4. Urban impacts and inland service burdens: Cities stretched after 2023 surges
Media and agency updates record large monthly surges in late 2023 that strained city services, including December 2023 accounts of over 225,000 migrants encountered that month and nearly 249,785 southwest border encounters recorded by Border Patrol between ports of entry [5] [6]. Cities such as Los Angeles, New York, Chicago, Philadelphia, Denver, and Washington, DC, were reported to struggle with arrivals and shelter capacity, reflecting how border dynamics translate into inland service demands. These urban stress points followed peak months in 2023 and preceded the national-level declines reported in 2024, indicating volatile, short-term spikes [5] [6].
5. Population-level context: Unauthorized resident totals hit new highs in 2023
Independent analysis found the number of immigrants lacking permanent legal status in the U.S. reached an all-time high—14 million people—in 2023, with the largest increases concentrated in California, Texas, Florida, and New York, suggesting sustained migration and settlement trends even amid fluctuating border encounter counts [7]. This broader demographic figure captures long-term flows, internal settlement, and adjustments that encounter tallies alone do not reflect. The increase in unauthorized residents provides context for why sectoral service burdens and political focus on immigration persisted after 2023 peaks [7].

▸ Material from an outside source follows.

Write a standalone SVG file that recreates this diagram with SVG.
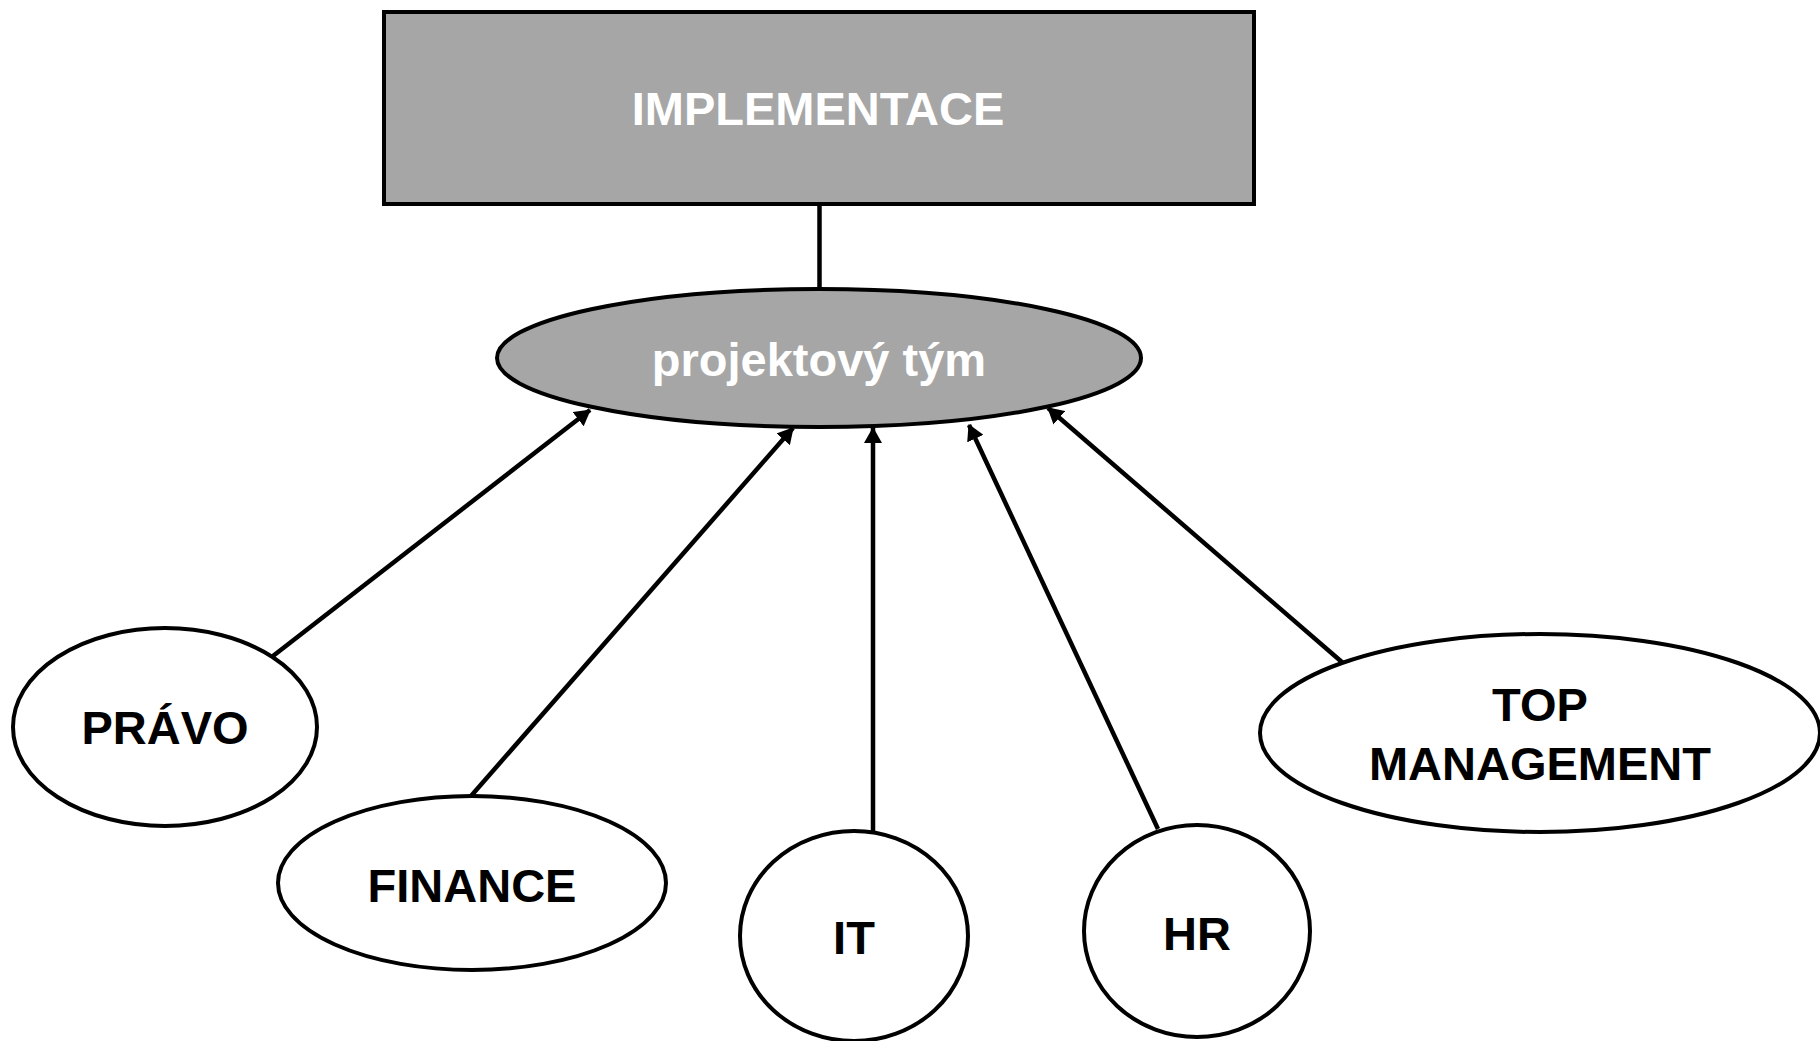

6. Reconciling contradictions: Why different sources tell different stories
The apparent contradictions—national declines in 2024 versus sectoral and northern increases—stem from differences in metrics, time windows, geography, and migrant categories. Aggregate encounter totals for the southwest border fell in 2024, while northern border encounters and specific southwest sectors (Rio Grande) saw sharp upticks; monthly spikes in late 2023 generated acute pressures despite longer-run declines [2] [1] [3] [5]. Policy shifts toward lawful pathways and enforcement changes also redistributed flows across routes and months, so interpreting “largest increase” requires specifying sector (e.g., Rio Grande), border (northern vs. southwest), and category (family units, unaccompanied children).
7. What’s missing and what to watch next
Available analyses highlight gaps in continuous, publicly accessible sector-by-sector time series and limited standardized breakdowns by migrant category across borders, complicating comparisons and policy design [8]. Moving forward, examine updated BTS and CBP sector-level inventories, monthly CBP updates, and demographic breakdowns to track whether Rio Grande and northern increases persist or were episodic, and whether policy changes continue shifting flows into lawful pathways or alternate routes [3] [8] [4].